• [Given exercise]: Check every line below for the word "this" and copy each one that has it.

• [Data lines]:
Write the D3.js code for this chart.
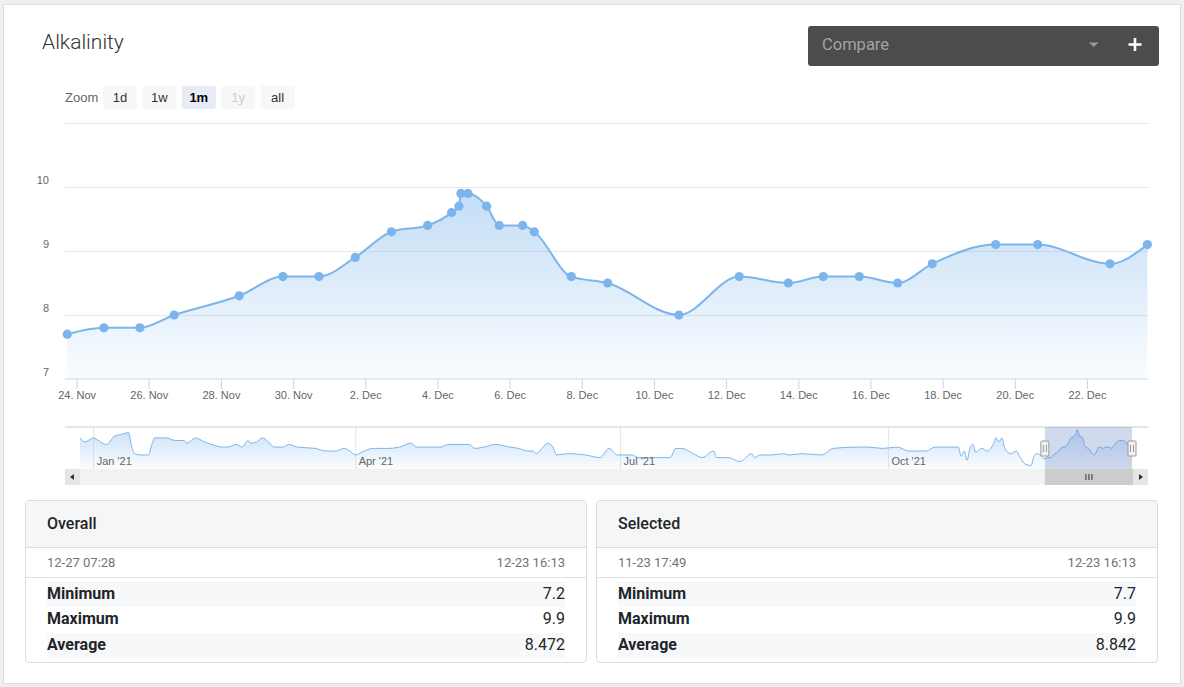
<!DOCTYPE html>
<html>
<head>
<meta charset="utf-8">
<script src="https://cdn.jsdelivr.net/npm/d3@7"></script>
<style>
  body { margin:0; background:#efefef; width:1184px; height:687px; overflow:hidden; font-family:Roboto, "Noto Sans", sans-serif; }
  #card { position:absolute; left:3px; top:4px; width:1178px; height:680px; background:#fff; border:1px solid #dedede; box-sizing:border-box; }
  #chart { position:absolute; left:0; top:0; }
  .stat { position:absolute; top:500px; width:562px; height:163px; border:1px solid #dcdcdc; border-radius:4px; box-sizing:border-box; overflow:hidden; background:#fff; }
  .stat .hd { height:46px; background:#f6f6f6; border-bottom:1px solid #dcdcdc; padding-left:21px; line-height:46px; font-size:16px; font-weight:500; color:#212529; }
  .stat .dates { height:29px; border-bottom:1px solid #e2e2e2; display:flex; justify-content:space-between; padding:0 21px; line-height:29px; font-size:13px; color:#6c757d; }
  .stat .rows { padding:4px 21px 0; }
  .stat .row { height:25.3px; display:flex; justify-content:space-between; line-height:24px; font-size:16px; color:#212529; }
  .stat .row:nth-child(odd) { background:#f7f8f9; }
  .stat .row .k { font-weight:700; }
</style>
</head>
<body>
<div id="card"></div>
<svg id="chart" width="1184" height="687"></svg>
<script>
// selected month (main chart)
const mainDates = [
  "2021-11-23T17:49", "2021-11-24T18:10", "2021-11-25T18:06", "2021-11-26T16:55", "2021-11-28T12:10",
  "2021-11-29T17:14", "2021-11-30T17:11", "2021-12-01T17:20", "2021-12-02T17:24", "2021-12-03T17:29",
  "2021-12-04T09:27", "2021-12-04T14:18", "2021-12-04T15:37", "2021-12-04T20:17", "2021-12-05T08:44",
  "2021-12-05T17:07", "2021-12-06T08:40", "2021-12-06T16:23", "2021-12-07T17:00", "2021-12-08T17:13",
  "2021-12-10T16:38", "2021-12-12T08:45", "2021-12-13T17:21", "2021-12-14T16:38", "2021-12-15T16:35",
  "2021-12-16T18:07", "2021-12-17T17:08", "2021-12-19T11:18", "2021-12-20T15:14", "2021-12-22T15:20",
  "2021-12-23T16:13"
];
const mainValues = [
  7.7, 7.8, 7.8, 8.0, 8.3, 8.6, 8.6, 8.9, 9.3, 9.4,
  9.6, 9.7, 9.9, 9.9, 9.7, 9.4, 9.4, 9.3, 8.6, 8.5,
  8.0, 8.6, 8.5, 8.6, 8.6, 8.5, 8.8, 9.1, 9.1, 8.8,
  9.1
];

// older history shown only in the navigator
const navDates = [
  "2020-12-27T07:28", "2020-12-29", "2020-12-31T22:00", "2021-01-02", "2021-01-04", "2021-01-05T12:00",
  "2021-01-08", "2021-01-11", "2021-01-13", "2021-01-14", "2021-01-15", "2021-01-17", "2021-01-19T19:00",
  "2021-01-21", "2021-01-22", "2021-01-26", "2021-01-29", "2021-02-01", "2021-02-02", "2021-02-05",
  "2021-02-08", "2021-02-12", "2021-02-14", "2021-02-16", "2021-02-19", "2021-02-21", "2021-02-23",
  "2021-02-24", "2021-02-26", "2021-02-28", "2021-03-02", "2021-03-04", "2021-03-07", "2021-03-09",
  "2021-03-12", "2021-03-18", "2021-03-22", "2021-03-25", "2021-03-28", "2021-03-30", "2021-04-01",
  "2021-04-03", "2021-04-07", "2021-04-10", "2021-04-12", "2021-04-16", "2021-04-20", "2021-04-22",
  "2021-04-26", "2021-04-30", "2021-05-03", "2021-05-10", "2021-05-12", "2021-05-15", "2021-05-19",
  "2021-05-24", "2021-05-27", "2021-05-30", "2021-06-01", "2021-06-02", "2021-06-04", "2021-06-06",
  "2021-06-08", "2021-06-09", "2021-06-13", "2021-06-19", "2021-06-24", "2021-06-27", "2021-06-30",
  "2021-07-05", "2021-07-07", "2021-07-18", "2021-07-20", "2021-07-22", "2021-07-26", "2021-07-29",
  "2021-08-02", "2021-08-03", "2021-08-07", "2021-08-11", "2021-08-15", "2021-08-16", "2021-08-18",
  "2021-08-22", "2021-08-26", "2021-08-28", "2021-09-01", "2021-09-08", "2021-09-12", "2021-09-20",
  "2021-09-24", "2021-09-29", "2021-10-04", "2021-10-08", "2021-10-14", "2021-10-17", "2021-10-25",
  "2021-10-26", "2021-10-27", "2021-10-28", "2021-10-29", "2021-10-30", "2021-10-31", "2021-11-02",
  "2021-11-04", "2021-11-06", "2021-11-07", "2021-11-08", "2021-11-09", "2021-11-10", "2021-11-12",
  "2021-11-14", "2021-11-15", "2021-11-17", "2021-11-19", "2021-11-20", "2021-11-21", "2021-11-22"
];
const navValues = [
  9.3, 9.0, 9.3, 9.2, 8.9, 8.8,
  9.4, 9.6, 9.7, 8.7, 8.1, 8.0, 8.0,
  8.8, 9.3, 9.3, 9.1, 9.1, 8.9, 9.3,
  9.0, 8.7, 8.6, 8.6, 8.8, 8.6, 9.1,
  8.9, 9.0, 9.3, 9.0, 8.6, 8.6, 8.8,
  8.6, 8.5, 8.3, 8.3, 8.5, 8.3, 8.0,
  8.2, 8.5, 8.5, 8.5, 8.6, 8.9, 8.6,
  8.6, 8.6, 8.8, 8.8, 8.5, 8.6, 8.8,
  8.6, 8.5, 8.3, 8.3, 8.1, 8.5, 8.9,
  8.5, 8.0, 8.1, 8.0, 7.8, 8.5, 8.0,
  8.0, 7.8, 7.8, 8.5, 8.5, 8.1, 7.8,
  8.3, 7.8, 7.8, 7.5, 8.1, 7.8, 8.0,
  8.0, 8.1, 8.0, 8.1, 8.0, 8.5, 8.6,
  8.6, 8.5, 8.6, 8.3, 8.3, 8.6, 8.6,
  7.9, 8.3, 7.6, 8.5, 8.8, 8.2, 8.5,
  8.3, 8.8, 9.3, 9.0, 9.3, 8.5, 8.1,
  8.3, 7.9, 7.3, 7.2, 7.9, 8.1, 8.0
];

const yLabels = [7, 8, 9, 10];
const yGrid = [8, 9, 10, 11];
const navMonths = ["2021-01-01", "2021-04-01", "2021-07-01", "2021-10-01"];
const zoomButtons = ["1d", "1w", "1m", "1y", "all"];

const statTitles = ["Overall", "Selected"];
const statFrom = ["12-27 07:28", "11-23 17:49"];
const statTo = ["12-23 16:13", "12-23 16:13"];
const statLabels = ["Minimum", "Maximum", "Average"];
const overallStats = ["7.2", "9.9", "8.472"];
const selectedStats = ["7.7", "9.9", "8.842"];

const parse = s => s.length > 10 ? d3.timeParse("%Y-%m-%dT%H:%M")(s) : d3.timeParse("%Y-%m-%d")(s);
const main = mainDates.map((d, i) => ({ t: parse(d), v: mainValues[i] }));
const nav = navDates.map((d, i) => ({ t: parse(d), v: navValues[i] })).concat(main);

const svg = d3.select("#chart");
const chartFont = '"Liberation Sans", Arial, sans-serif';
const blue = "#7cb5ec";
const plotL = 65, plotR = 1148, plotT = 123, plotB = 379;

// title
svg.append("text").attr("x", 42).attr("y", 49)
  .attr("font-family", "Roboto").attr("font-weight", 300).attr("font-size", 21)
  .attr("fill", "#333").text("Alkalinity");

// compare box
const cmp = svg.append("g");
cmp.append("rect").attr("x", 808).attr("y", 26).attr("width", 351).attr("height", 40)
  .attr("rx", 3).attr("fill", "#4b4c4b");
cmp.append("text").attr("x", 822).attr("y", 50).attr("font-family", "Roboto")
  .attr("font-size", 16.5).attr("fill", "#a3a3a3").text("Compare");
cmp.append("path").attr("d", "M1089,42.5 L1098.5,42.5 L1093.75,47 Z").attr("fill", "#9a9a9a");
cmp.append("path").attr("d", "M1128.5,44.5 H1141.5 M1135,38 V51")
  .attr("stroke", "#fff").attr("stroke-width", 2.6);

// zoom buttons
svg.append("text").attr("x", 65).attr("y", 102).attr("font-family", chartFont)
  .attr("font-size", 13).attr("fill", "#666").text("Zoom");
const btn = svg.append("g").selectAll("g").data(zoomButtons).enter().append("g")
  .attr("transform", (d, i) => `translate(${103 + i * 39.4},86)`);
btn.append("rect").attr("width", 34).attr("height", 23).attr("rx", 2)
  .attr("fill", d => d === "1m" ? "#e6ebf5" : "#f7f7f7");
btn.append("text").attr("x", 17).attr("y", 16).attr("text-anchor", "middle")
  .attr("font-family", chartFont).attr("font-size", 13)
  .attr("font-weight", d => d === "1m" ? "bold" : "normal")
  .attr("fill", d => d === "1m" ? "#000" : d === "1y" ? "#ccc" : "#333")
  .text(d => d);

// main chart scales
const x = d3.scaleTime().domain([main[0].t, main[main.length - 1].t]).range([67.3, 1147.4]);
const y = d3.scaleLinear().domain([7, 11]).range([plotB, plotT]);

// grid
svg.append("g").attr("transform", `translate(${plotL},0)`)
  .call(d3.axisRight(y).tickValues(yGrid).tickSize(plotR - plotL).tickFormat(""))
  .call(g => g.select(".domain").remove())
  .call(g => g.selectAll("line").attr("stroke", "#e6e6e6"));

// y labels
svg.append("g").attr("transform", "translate(49,-7)")
  .call(d3.axisLeft(y).tickValues(yLabels).tickSize(0).tickPadding(0).tickFormat(d3.format("d")))
  .call(g => g.select(".domain").remove())
  .call(g => g.selectAll("text").attr("font-family", chartFont).attr("font-size", 11).attr("fill", "#666"));

// area + line
const defs = svg.append("defs");
const grad = defs.append("linearGradient").attr("id", "mainFill").attr("x1", 0).attr("y1", 0).attr("x2", 0).attr("y2", 1);
grad.append("stop").attr("offset", 0).attr("stop-color", blue).attr("stop-opacity", 0.45);
grad.append("stop").attr("offset", 1).attr("stop-color", blue).attr("stop-opacity", 0.04);
const navGrad = defs.append("linearGradient").attr("id", "navFill").attr("x1", 0).attr("y1", 0).attr("x2", 0).attr("y2", 1);
navGrad.append("stop").attr("offset", 0).attr("stop-color", blue).attr("stop-opacity", 0.4);
navGrad.append("stop").attr("offset", 1).attr("stop-color", blue).attr("stop-opacity", 0.03);

svg.append("path").datum(main)
  .attr("d", d3.area().curve(d3.curveMonotoneX).x(d => x(d.t)).y0(plotB).y1(d => y(d.v)))
  .attr("fill", "url(#mainFill)");
svg.append("path").datum(main)
  .attr("d", d3.line().curve(d3.curveMonotoneX).x(d => x(d.t)).y(d => y(d.v)))
  .attr("fill", "none").attr("stroke", blue).attr("stroke-width", 2);

// x axis
svg.append("line").attr("x1", plotL).attr("x2", plotR).attr("y1", plotB).attr("y2", plotB)
  .attr("stroke", "#ccd6eb");
const tickDates = d3.timeDay.range(new Date(2021, 10, 24), main[main.length - 1].t, 2);
svg.append("g").attr("transform", `translate(0,${plotB})`)
  .call(d3.axisBottom(x).tickValues(tickDates).tickSize(10).tickPadding(2).tickFormat(d3.timeFormat("%-d. %b")))
  .call(g => g.select(".domain").remove())
  .call(g => g.selectAll("line").attr("stroke", "#ccd6eb"))
  .call(g => g.selectAll("text").attr("font-family", chartFont).attr("font-size", 11).attr("fill", "#666"));

// markers
svg.append("g").selectAll("circle").data(main).enter().append("circle")
  .attr("cx", d => x(d.t)).attr("cy", d => y(d.v)).attr("r", 4.6).attr("fill", blue);

// navigator
const navT = 427, navB = 469;
const nx = d3.scaleTime().domain([nav[0].t, nav[nav.length - 1].t]).range([80, 1132]);
const ny = d3.scaleLinear().domain([7.2, 9.9]).range([465.5, 430]);

svg.append("g").selectAll("line").data(navMonths).enter().append("line")
  .attr("x1", d => nx(parse(d))).attr("x2", d => nx(parse(d)))
  .attr("y1", navT).attr("y2", navB).attr("stroke", "#e6e6e6");

svg.append("path").datum(nav)
  .attr("d", d3.area().curve(d3.curveMonotoneX).x(d => nx(d.t)).y0(navB).y1(d => ny(d.v)))
  .attr("fill", "url(#navFill)");
svg.append("path").datum(nav)
  .attr("d", d3.line().curve(d3.curveMonotoneX).x(d => nx(d.t)).y(d => ny(d.v)))
  .attr("fill", "none").attr("stroke", blue).attr("stroke-width", 1);

svg.append("g").selectAll("text").data(navMonths).enter().append("text")
  .attr("x", d => nx(parse(d)) + 3).attr("y", 465)
  .attr("font-family", chartFont).attr("font-size", 11).attr("fill", "#666")
  .text(d => d3.timeFormat("%b '%y")(parse(d)));

svg.append("line").attr("x1", plotL).attr("x2", plotR).attr("y1", navT).attr("y2", navT)
  .attr("stroke", "#cccccc");

const mL = nx(main[0].t), mR = nx(main[main.length - 1].t);
svg.append("rect").attr("x", mL).attr("y", navT).attr("width", mR - mL).attr("height", navB - navT)
  .attr("fill", "rgba(102,133,194,0.3)");

// handles
const handle = svg.append("g").selectAll("g").data([mL, mR]).enter().append("g")
  .attr("transform", d => `translate(${d},441)`);
handle.append("rect").attr("x", -4).attr("width", 8).attr("height", 15).attr("rx", 1)
  .attr("fill", "#f2f2f2").attr("stroke", "#999");
handle.append("path").attr("d", "M-1.5,4 V11 M1.5,4 V11").attr("stroke", "#999");

// scrollbar
const sb = svg.append("g").attr("transform", `translate(0,${navB})`);
sb.append("rect").attr("x", plotL).attr("width", plotR - plotL).attr("height", 16).attr("fill", "#f2f2f2");
sb.append("rect").attr("x", plotL).attr("width", 15).attr("height", 16).attr("fill", "#e6e6e6");
sb.append("rect").attr("x", plotR - 15).attr("width", 15).attr("height", 16).attr("fill", "#e6e6e6");
sb.append("rect").attr("x", mL).attr("width", (plotR - 15) - mL).attr("height", 16).attr("fill", "#cccccc");
sb.append("path").attr("d", `M${plotL + 9},5 L${plotL + 9},11 L${plotL + 5},8 Z`).attr("fill", "#333");
sb.append("path").attr("d", `M${plotR - 9},5 L${plotR - 9},11 L${plotR - 5},8 Z`).attr("fill", "#333");
const gx = (mL + plotR - 15) / 2;
sb.append("path").attr("d", `M${gx - 3},5 V11 M${gx},5 V11 M${gx + 3},5 V11`).attr("stroke", "#333").attr("stroke-width", 1);

// stats tables
const statValues = [overallStats, selectedStats];
const boxes = d3.select("body").selectAll("div.stat").data(statTitles).enter().append("div")
  .attr("class", "stat").style("left", (d, i) => (i === 0 ? 25 : 596) + "px");
boxes.append("div").attr("class", "hd").text(d => d);
const dr = boxes.append("div").attr("class", "dates");
dr.append("span").text((d, i) => statFrom[i]);
dr.append("span").text((d, i) => statTo[i]);
const rows = boxes.append("div").attr("class", "rows");
rows.each(function (d, i) {
  const r = d3.select(this).selectAll("div").data(statLabels).enter().append("div").attr("class", "row");
  r.append("span").attr("class", "k").text(k => k);
  r.append("span").text((k, j) => statValues[i][j]);
});
</script>
</body>
</html>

• [Finished answer]:
Write the D3.js code for this chart.
  const r = d3.select(this).selectAll("div").data(statLabels).enter().append("div").attr("class", "row");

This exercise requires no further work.